I feel a lot of the wedding "etiquette" should be revised. Now, the bride and groom are often older, already living together or have established their own households, are more likely to have blended families with existing kids and/or divorced parents, and their friends and family are more likely to be spread out across the country than people were a hundred years ago. I keep in touch with college friends in Japan, France, Canada, etc. just as easily as I do the ones living five hours away from me. And those friends are no longer in an era where they have to be Miss Elaine Smith until they become Mrs. Bob Jones. Ms. Elaine Smith and her partner Ms. Julia Schultz can become Ms. and Ms. Elaine and Julia Smultz if they want to. They all have computers and email, and can be in "couples" re
lationships that aren't restricted to engaged or married. Things I'd like to see changed:
1) Formally addressing invitations to "Mr. and Mrs. Bob Jones." If my one grandmother wants to be Mrs. James Johnson and the other wants to be just Pippin Galadriel Moonchild-Freewomyn, that's fine with me.
2) Handwritten address labels. Nobody wants to read my handwriting, especially the post office.

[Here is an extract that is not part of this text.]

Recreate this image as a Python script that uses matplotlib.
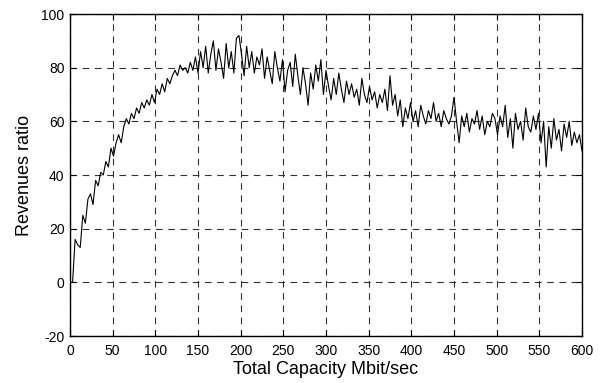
import numpy as np
import matplotlib
matplotlib.use('Agg')
import matplotlib.pyplot as plt

plt.rcParams['font.family'] = ['Liberation Sans', 'DejaVu Sans']
plt.rcParams['axes.unicode_minus'] = False

# capacity steps (Mbit/sec)
capacity = np.arange(0, 601, 3)

# revenues ratio at each capacity step
revenues = [
    0, 0, 16, 14, 13, 25, 22, 31, 33, 29,
    38, 36, 41, 40, 45, 43, 50, 47, 52, 55,
    52, 58, 61, 59, 63, 61, 65, 63, 67, 65,
    68, 66, 70, 67, 72, 70, 74, 71, 76, 74,
    77, 79, 77, 81, 79, 80, 78, 82, 79, 84,
    78, 86, 80, 88, 78, 85, 90, 79, 87, 82,
    76, 89, 80, 86, 78, 91, 92, 85, 77, 88,
    80, 86, 78, 84, 81, 87, 76, 84, 79, 74,
    86, 80, 75, 83, 71, 79, 82, 73, 85, 77,
    70, 80, 74, 66, 78, 72, 81, 75, 83, 70,
    79, 73, 68, 76, 70, 78, 72, 67, 75, 70,
    74, 69, 72, 66, 76, 70, 67, 73, 68, 71,
    65, 70, 67, 72, 64, 77, 66, 70, 62, 68,
    58, 65, 61, 67, 60, 64, 58, 66, 62, 59,
    64, 61, 67, 60, 63, 58, 64, 61, 59, 62,
    69, 60, 52, 62, 58, 63, 56, 61, 59, 64,
    57, 62, 55, 60, 58, 63, 61, 55, 62, 58,
    66, 54, 61, 50, 63, 57, 60, 53, 65, 58,
    56, 62, 57, 63, 52, 60, 43, 58, 50, 61,
    53, 57, 49, 59, 54, 60, 51, 56, 52, 55,
    49,
]

x_ticks = np.arange(0, 601, 50)
y_ticks = np.arange(-20, 101, 20)

fig = plt.figure(figsize=(6.04, 3.83), dpi=100)
ax = fig.add_axes([0.1159, 0.1227, 0.8477, 0.8407])

ax.plot(capacity, revenues, color='black', linewidth=0.8)

ax.set_xlim(0, 600)
ax.set_ylim(-20, 100)
ax.set_xticks(x_ticks)
ax.set_yticks(y_ticks)
ax.tick_params(direction='in', length=4, width=0.8, labelsize=10,
               top=True, right=True)
ax.tick_params(axis='x', pad=6)
ax.tick_params(axis='y', pad=4)
ax.grid(True, color='#333333', linestyle=(0, (6, 5)), linewidth=0.8)
for s in ax.spines.values():
    s.set_linewidth(1.0)

ax.set_xlabel('Total Capacity Mbit/sec', fontsize=13, labelpad=2)
ax.set_ylabel('Revenues ratio', fontsize=13, labelpad=6)

fig.savefig('out.png', dpi=100)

3) The taboo against family-held showers. My sister WAS my MOH - I'm not going to drag my other bridesmaids (neither of whom live in my state or see me regularly) into organizing a gift-giving festival for me. I ended up with a mom-and-grandmother-sponsored shower, at their insistance, that included both female family members and female friends.
4) Restrictions on what the bride and groom can and cannot do with their wedding ceremony (apart from religious restrictions they implicitly agree to when they invite a priest/rabbi/minister to perform the ceremony). DH and I chose to have a fairly traditional ceremony in a chapel, but couples shouldn't be bound to a bride's side and a groom's side, the father giving her away, equal numbers of attendants, etc.
5) Emailed thank-you notes should be okay. The purpose of the thank-you note is to express appreciation and to let the other person know you got the gift - and you can do that through email just as well as through a handwritten card. A few people of my acquaintance use thank-you notes to say "Look at me, I know etiquette!" instead of to genuinely thank for a gift, and that grates on me. Although I freely admit I'm a bit touchy on this subject

6) I kinda wish the whole gift-giving thing would relax a bit, actually. I mean, it was nice to receive a number of nice things for our kitchen that DH and I would have never actually bought for ourselves, but we did have a perfectly adequate kitchen already. Wouldn't it be nice if the custom for weddings was to give a gift certificate for a night out at a local restaurant or a pair of movie tickets, and that was it, instead of gift cards to department stores and fancy china? I of course appreciate the gifts we received, but I felt bad inviting friends whom I knew would have to shell out $$$ for plane tickets on a limited budget, knowing there's intense pressure to give a $50+ present.